Interdire l’élevage intensif d’ici 2040, est-ce réellement faisable ? Si oui, qui devrait en porter la charge financière ?
2040 paraît en même temps très lointain et très proche… Nous savons pourtant que cela peut aller très rapidement. On l’a vu dans les années 1960 : quand il a été décidé d’industrialiser la Bretagne, cela s’est fait en quelques années. Avec une volonté politique forte, c’est tout à fait possible. Cela va aussi être concomitant à une réduction de notre consommation de produits d’origine animale, or les produits carnés et laitiers émettent beaucoup de gaz à effet de serre. En ce qui concerne le financement, 9 milliards d’euros proviennent chaque année de la PAC pour le secteur agricole. Beaucoup d’argent public est investi, là n’est donc pas le problème.
Concernant cette mesure en particulier, quel est l’intérêt de la soumettre à un référendum d’initiative partagée ?

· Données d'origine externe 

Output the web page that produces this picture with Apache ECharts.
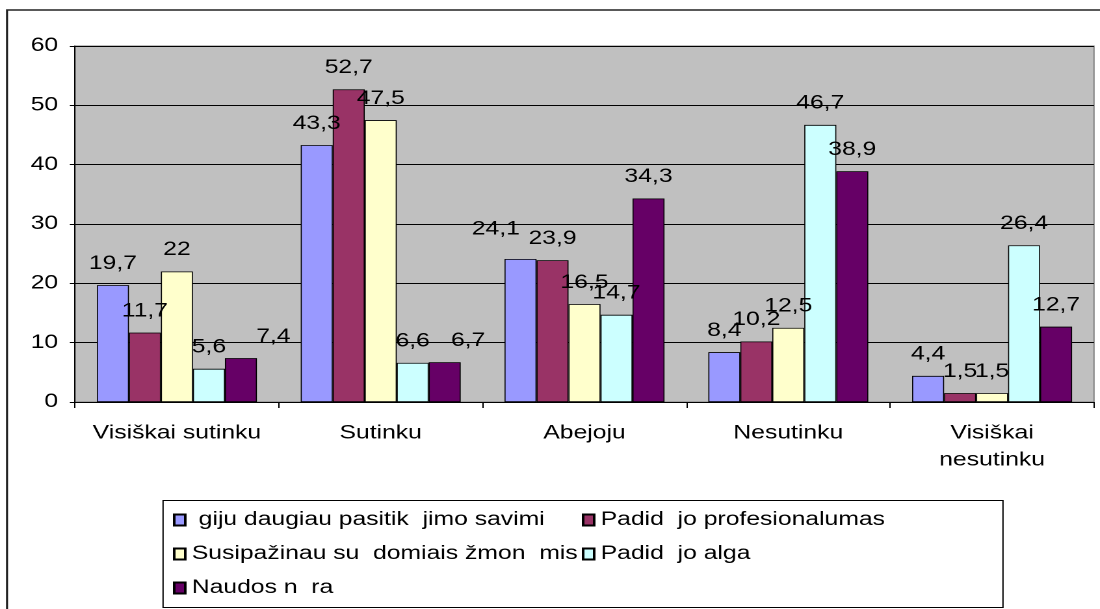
<!DOCTYPE html>
<html>
<head>
<meta charset="utf-8">
<script src="https://cdn.jsdelivr.net/npm/echarts/dist/echarts.min.js"></script>
<style>
  html, body { margin: 0; padding: 0; background: #fff; overflow: hidden; }
  /* the original picture is stretched sideways, so draw narrower and stretch */
  #chart { width: 846px; height: 609px; transform: scaleX(1.3002); transform-origin: 0 0; }
</style>
</head>
<body>
<div id="chart"></div>
<script>
// kategorijos
var categories = ['Visiškai sutinku', 'Sutinku', 'Abejoju', 'Nesutinku', 'Visiškai\nnesutinku'];
var seriesNames = [' giju daugiau pasitik  jimo savimi', 'Padid  jo profesionalumas',
                   'Susipažinau su  domiais žmon  mis', 'Padid  jo alga', 'Naudos n  ra'];
var pasitikejimas = [19.7, 43.3, 24.1, 8.4, 4.4];
var profesionalumas = [11.7, 52.7, 23.9, 10.2, 1.5];
var zmones = [22, 47.5, 16.5, 12.5, 1.5];
var alga = [5.6, 6.6, 14.7, 46.7, 26.4];
var naudos = [7.4, 6.7, 34.3, 38.9, 12.7];
var yTicks = [0, 10, 20, 30, 40, 50, 60];

var colors = ['#9999FF', '#993366', '#FFFFCC', '#CCFFFF', '#660066'];
var font = '"Liberation Sans", Arial, sans-serif';

// a few labels were dragged by hand in the original: [series, category, dx, dy]
var movedLabels = [[0, 2, -19, -8], [4, 0, 25, 0], [4, 1, 18, 0]];

var myChart = echarts.init(document.getElementById('chart'), null, { devicePixelRatio: 2 });

function bar(idx, data) {
  return {
    name: seriesNames[idx],
    type: 'bar',
    data: data.map(function (v, i) {
      var item = { value: v };
      movedLabels.forEach(function (m) {
        if (m[0] === idx && m[1] === i) item.label = { offset: [m[2], m[3]] };
      });
      return item;
    }),
    barGap: 0,
    barCategoryGap: '21.5%',
    itemStyle: { borderColor: '#000', borderWidth: 0.8 },
    label: {
      show: true,
      position: 'top',
      distance: 12,
      color: '#000',
      fontFamily: font,
      fontSize: 19,
      formatter: function (p) { return String(p.value).replace('.', ','); }
    }
  };
}

var option = {
  animation: false,
  color: colors,
  backgroundColor: '#fff',
  textStyle: { fontFamily: font },
  grid: {
    left: 57.7, right: 4.6, top: 46, bottom: 207,
    show: true,
    backgroundColor: '#C0C0C0',
    borderColor: '#808080',
    borderWidth: 1,
    containLabel: false,
    outerBoundsMode: 'none'
  },
  legend: {
    left: 133,
    top: 503,
    width: 700,
    orient: 'horizontal',
    padding: 0,
    itemGap: 0,
    itemWidth: 8.5,
    itemHeight: 11,
    itemTextGap: 8.5,
    icon: 'rect',
    textStyle: { fontFamily: font, fontSize: 19, color: '#000', width: 300, lineHeight: 34 },
    data: seriesNames
  },
  xAxis: {
    type: 'category',
    data: categories,
    axisLine: { lineStyle: { color: '#000', width: 1 } },
    axisTick: { show: true, length: 6, lineStyle: { color: '#000' } },
    axisLabel: { color: '#000', fontFamily: font, fontSize: 19, margin: 18, lineHeight: 27, interval: 0 }
  },
  yAxis: {
    type: 'value',
    min: yTicks[0],
    max: yTicks[yTicks.length - 1],
    interval: 10,
    axisLine: { show: true, lineStyle: { color: '#000', width: 1 } },
    axisTick: { show: true, length: 4, lineStyle: { color: '#000' } },
    splitLine: { lineStyle: { color: '#000', width: 1 } },
    axisLabel: { color: '#000', fontFamily: font, fontSize: 19, margin: 13 }
  },
  graphic: [
    {
      type: 'rect',
      shape: { x: 5.4, y: 10, width: 1000, height: 700 },
      style: { fill: 'none', stroke: '#222', lineWidth: 1.6 },
      silent: true
    },
    {
      type: 'rect',
      shape: { x: 125.4, y: 500.5, width: 646, height: 107 },
      style: { fill: 'none', stroke: '#000', lineWidth: 1 },
      silent: true
    }
  ],
  series: [
    bar(0, pasitikejimas),
    bar(1, profesionalumas),
    bar(2, zmones),
    bar(3, alga),
    bar(4, naudos)
  ]
};

myChart.setOption(option);
window.addEventListener('resize', myChart.resize);
</script>
</body>
</html>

Justement car nous sommes actuellement coincés au niveau politique. Toutes ces propositions ont été notamment portées au moment de la loi Alimentation en 2018, mais aussi depuis très longtemps. En 2018, cette proposition a été retoquée. Le ministre de l’Agriculture y était complètement opposé. En effet, de notre côté, nous avions de plus en plus d’engagements de la part d’entreprises, y compris de producteurs, à renoncer aux œufs de poules élevées en cage. Pour autant, la proposition a été bloquée au niveau de l’Assemblée Nationale. On constate que les possibilités d’évolution du modèle agricole et alimentaires’avèrent difficiles en raison du lobby de l’agro-industrie. Pour pouvoir en sortir, il faut réussir à montrer que le lobby citoyen est représentatif. Plus de 80 % des personnes sont d’accord avec cette mesure. Ce référendum d’initiative partagée doit permettre de montrer cela.